I love your deal. If the due diligence checks out you’ve found a bargain. If I were you I wouldn’t tell anyone where it is!
As to managing the property, a pure land lease park is a close as you can get to a hands free property other than triple net lease deals. And those are not going to give the return that this property will.
You have a couple of management options even though it is a small project. Normally I would say 53 lots is too small for fee management. But in this case the numbers can support it if it can be contracted at a reasonable rate, say 5-10% of gross revenue. For that amount I would expect them to perform all leasing and collection functions, payment of all regular invoices (utilities, etc.), prepare monthly reports of revenue and expense, and coordination of maintenance contracts. I would not authorize the manager to hire maintenance personnel without authorization. Fee managers typically charge a 10% fee added to the invoice, which leaves the door open to churning fees unless closely monitored. I prefer signing annual contracts for regular maintenance such as mowning, street cleaning, etc. direct with the contractors. A caveat: The number one complaint from real estate investors is about the performance of fee managers. As with any field, there are good ones and bad ones. If you decide to go this route be sure to thoroughly screen several firms. Back in February Marc Coan from Portland posted a great list of questions for management companies. The direct URL to the post is
http://www.creonline.com/commercial-real-estate/wwwboard5/messages/8065.html
Another option would be to engage a local CPA firm to collect rents and disburse funds to the utilities, and use someone in the park to coordinate any needed maintenance. Typically a MHP will have at least one or two long time residents who act like they are in charge anyway. These people can be invaluable in keeping abreast of what’s really happening in the park. No matter what type of management you eventually decide to use, you should take the time to find out who the long term residents are and make sure there is a (limited) line of communication between you. By limited I mean on your terms. What you don’t want is a phone call every time someone spins a tire in the gravel. I would not use a resident to collect rent. That situation almost always causes problems, whether of favoritism or revenge.

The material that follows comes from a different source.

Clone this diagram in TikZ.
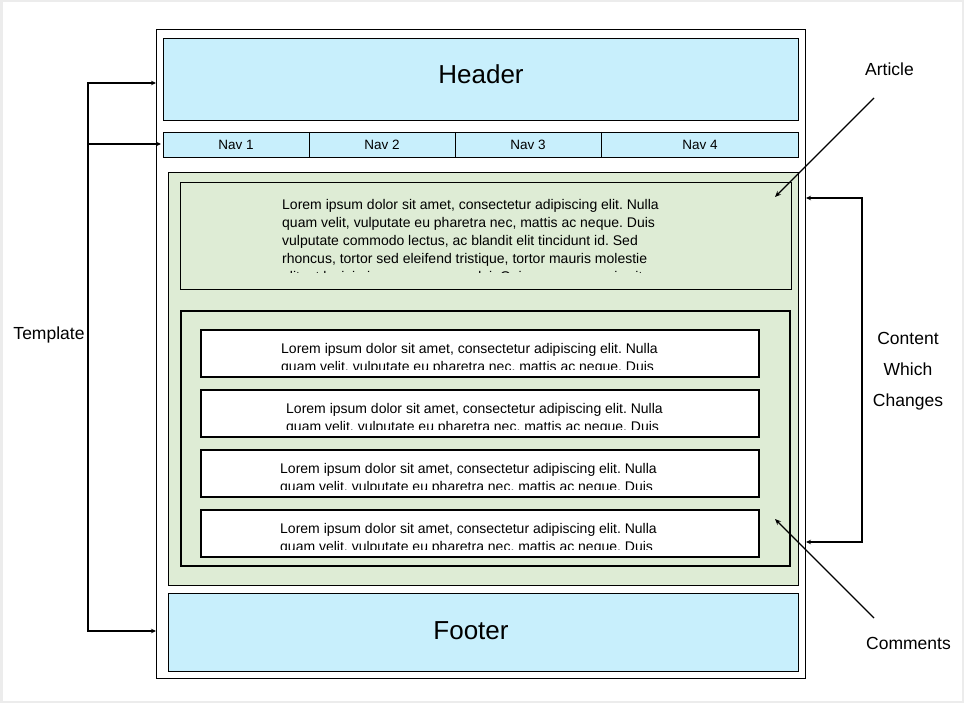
\documentclass[tikz,border=0pt]{standalone}
\usepackage{fontspec}
\setmainfont{Liberation Sans}
\usetikzlibrary{arrows.meta}
\definecolor{hdrblue}{RGB}{200,239,252}
\definecolor{bodygreen}{RGB}{222,236,213}
\frenchspacing
\tikzset{
	blockbox/.style={draw=black,line width=0.8pt},
	thickbox/.style={draw=black,line width=1.8pt},
	lorem/.style={anchor=base west,inner sep=0pt,font=\fontsize{14}{18}\selectfont},
	navtext/.style={anchor=base,inner sep=0pt,font=\fontsize{13.5}{16}\selectfont},
	bigtext/.style={anchor=base,inner sep=0pt,font=\fontsize{26}{30}\selectfont},
	callout/.style={inner sep=0pt,font=\fontsize{17.5}{31}\selectfont},
	brace/.style={line width=1.7pt,{Stealth[length=5pt,width=4.5pt]}-{Stealth[length=5pt,width=4.5pt]}},
	pointer/.style={line width=1.3pt,-{Stealth[length=6pt,width=5pt]}}
}
\begin{document}
\begin{tikzpicture}[x=1pt,y=-1pt]
	\useasboundingbox (0,0) rectangle (964,703);
	% Frame
	\draw[line width=2.5pt,gray!15] (1.25,1.25) rectangle (962.75,701.75);
	% Page
	\draw[blockbox] (156,29) rectangle (805,678);
	% Header
	\draw[blockbox,fill=hdrblue] (163,38) rectangle (798,120);
	\node[bigtext] (header) at (481,84) {Header};
	% Nav
	\draw[blockbox,fill=hdrblue] (163,132) rectangle (798,157);
	\foreach \x in {309,455,601} \draw[blockbox] (\x,132) -- (\x,157);
	\foreach \x/\n in {236/1,382/2,528/3,700/4}
		\node[navtext] (nav\n) at (\x,150) {Nav \n};
	% Content
	\draw[blockbox,fill=bodygreen] (168,172) rectangle (798,585);
	% Article
	\draw[blockbox] (180,182) rectangle (791,289);
	\begin{scope}
		\clip (180,182) rectangle (791,273);
		\foreach \t [count=\i] in {{Lorem ipsum dolor sit amet, consectetur adipiscing elit. Nulla},
			{quam velit, vulputate eu pharetra nec, mattis ac neque. Duis},
			{vulputate commodo lectus, ac blandit elit tincidunt id. Sed},
			{rhoncus, tortor sed eleifend tristique, tortor mauris molestie},
			{elit, et lacinia ipsum quam nec dui. Quisque nec mauris sit}}
			\node[lorem] (artline\i) at (282,{192+18*\i}) {\t};
	\end{scope}
	% Comments
	\draw[thickbox] (181,311) rectangle (790,566);
	\foreach \k/\tx in {0/281,1/286,2/280,3/280} {
		\draw[thickbox,fill=white] (201,{330+60*\k}) rectangle (759,{377+60*\k});
		\begin{scope}
			\clip (201,{330+60*\k}) rectangle (759,{369+60*\k});
			\node[lorem] (cmtA\k) at (\tx,{353+60*\k}) {Lorem ipsum dolor sit amet, consectetur adipiscing elit. Nulla};
			\node[lorem] (cmtB\k) at (\tx,{371+60*\k}) {quam velit, vulputate eu pharetra nec, mattis ac neque. Duis};
		\end{scope}
	}
	% Footer
	\draw[blockbox,fill=hdrblue] (168,593) rectangle (798,671);
	\node[bigtext] (footer) at (471,639) {Footer};
	% Template
	\node[callout,anchor=base] (template) at (49,340) {Template};
	\coordinate (pageTop) at (156,83);
	\coordinate (navIn) at (161,144);
	\coordinate (pageBot) at (156,631);
	\draw[brace] (pageTop) -- (88,83) -- (88,631) -- (pageBot);
	\draw[line width=1.7pt,-{Stealth[length=5pt,width=4.5pt]}] (88,144) -- (navIn);
	% Content which changes
	\node[callout,align=center] (changes) at (908,371) {Content\\Which\\Changes};
	\coordinate (cntTop) at (806,198);
	\coordinate (cntBot) at (806,542);
	\draw[brace] (cntTop) -- (862,198) -- (862,542) -- (cntBot);
	% Article and Comments
	\node[callout,anchor=base] (articlelbl) at (889.5,76) {Article};
	\coordinate (artTail) at (874,98);
	\coordinate (artTip) at (775,197);
	\draw[pointer] (artTail) -- (artTip);
	\node[callout,anchor=base] (commentslbl) at (908.5,649) {Comments};
	\coordinate (cmtTail) at (874,618);
	\coordinate (cmtTip) at (775,519);
	\draw[pointer] (cmtTail) -- (cmtTip);
\end{tikzpicture}
\end{document}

A third option is of course self management. I generally recommend anyone starting out in real estate to manage their own property for at least one year. This puts you in touch with the property, and gives you a knowledge base to judge any future manager. Knowing what it takes to manage a property is essential in knowing whether a person or firm you are paying for the service is really doing the job. A land lease MHP is a fairly simple operation. The rent payments can be mailed directly to you, and you can utilize process servers for collection notices or eviction orders, and annual contracts for routine maintenance. There aren’t that many bills to be paid, and they can easily be set up in bookkeeping software.
Any management option trades dollars for time, yours, and you have to balance the cost with the demands for both.
Hope that gives you some thoughts to ponder. Best of luck with your deal.